**REQUIRED TASK:** Say how many lines contain the string "this". Give no other output.

**DATA FOR THE TASK:**

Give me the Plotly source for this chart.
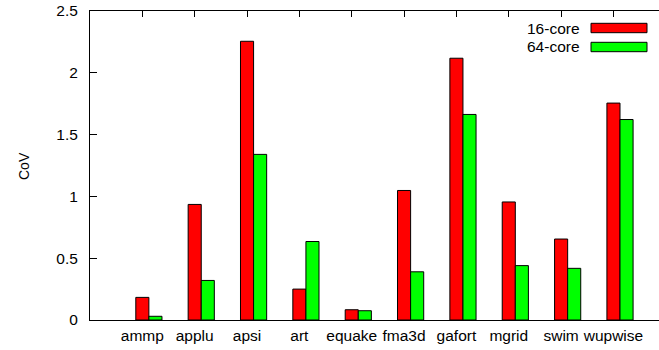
import plotly.graph_objects as go

categories = ["ammp", "applu", "apsi", "art", "equake", "fma3d", "gafort", "mgrid", "swim", "wupwise"]
cov_16 = [0.183, 0.935, 2.255, 0.25, 0.083, 1.048, 2.118, 0.955, 0.655, 1.755]
cov_64 = [0.03, 0.32, 1.34, 0.635, 0.075, 0.39, 1.663, 0.44, 0.418, 1.622]
series_names = ["16-core", "64-core"]
y_ticks = [0, 0.5, 1, 1.5, 2, 2.5]
y_tick_text = ["0", "0.5", "1", "1.5", "2", "2.5"]

FONT = "Liberation Sans, Arial, Helvetica, sans-serif"
FS = 15.5
RED = "#ff0000"
GREEN = "#00ff00"
BAR_W = 0.25

idx = list(range(len(categories)))

fig = go.Figure()
fig.add_trace(go.Bar(x=idx, y=cov_16, width=BAR_W, name=series_names[0],
                     marker=dict(color=RED, line=dict(color="black", width=1)),
                     showlegend=False))
fig.add_trace(go.Bar(x=[i + BAR_W for i in idx], y=cov_64, width=BAR_W, name=series_names[1],
                     marker=dict(color=GREEN, line=dict(color="black", width=1)),
                     showlegend=False))

# plot area geometry (pixels)
L, T, B = 90, 11, 30
W, H = 659, 350
pw = W - L
ph = H - T - B

def px(xp):
    return (xp - L) / pw

def py(yp):
    return (H - B - yp) / ph

# manual gnuplot-style key
key = [(series_names[0], RED, 28), (series_names[1], GREEN, 47)]
for name, col, yc in key:
    fig.add_shape(type="rect", xref="paper", yref="paper",
                  x0=px(591), x1=px(647), y0=py(yc + 4.7), y1=py(yc - 4.7),
                  fillcolor=col, line=dict(color="black", width=1))
    fig.add_annotation(xref="paper", yref="paper", x=px(582), y=py(yc),
                       text=name, showarrow=False, xanchor="right", yanchor="middle",
                       font=dict(family=FONT, size=FS, color="black"))

fig.add_annotation(xref="paper", yref="paper", x=px(24), y=py(166), text="CoV",
                   textangle=-90, showarrow=False, xanchor="center", yanchor="middle",
                   font=dict(family=FONT, size=14, color="black"))

fig.update_layout(
    width=W, height=H,
    margin=dict(l=L, r=0, t=T, b=B, pad=0),
    paper_bgcolor="white", plot_bgcolor="white",
    barmode="overlay",
    font=dict(family=FONT, size=FS, color="black"),
    xaxis=dict(range=[-1, 9.87], tickvals=idx, ticktext=categories,
               showline=True, linecolor="black", linewidth=1, mirror="allticks",
               ticks="inside", ticklen=6, tickcolor="black", showgrid=False,
               zeroline=False, layer="below traces", ticklabelstandoff=1),
    yaxis=dict(range=[0, 2.5], tickvals=y_ticks, ticktext=y_tick_text,
               showline=True, linecolor="black", linewidth=1, mirror=False,
               ticks="inside", ticklen=7, tickcolor="black", showgrid=False,
               zeroline=False, ticklabelstandoff=8),
)

fig.write_html("out.html")
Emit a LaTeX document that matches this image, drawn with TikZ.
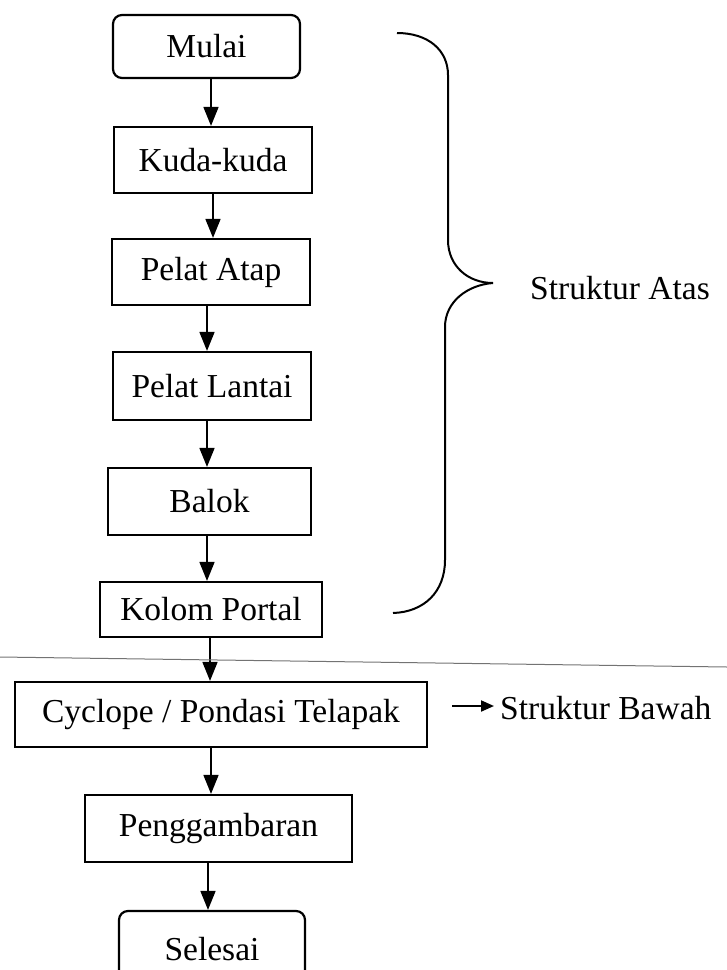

**WRITTEN ANSWER:** 2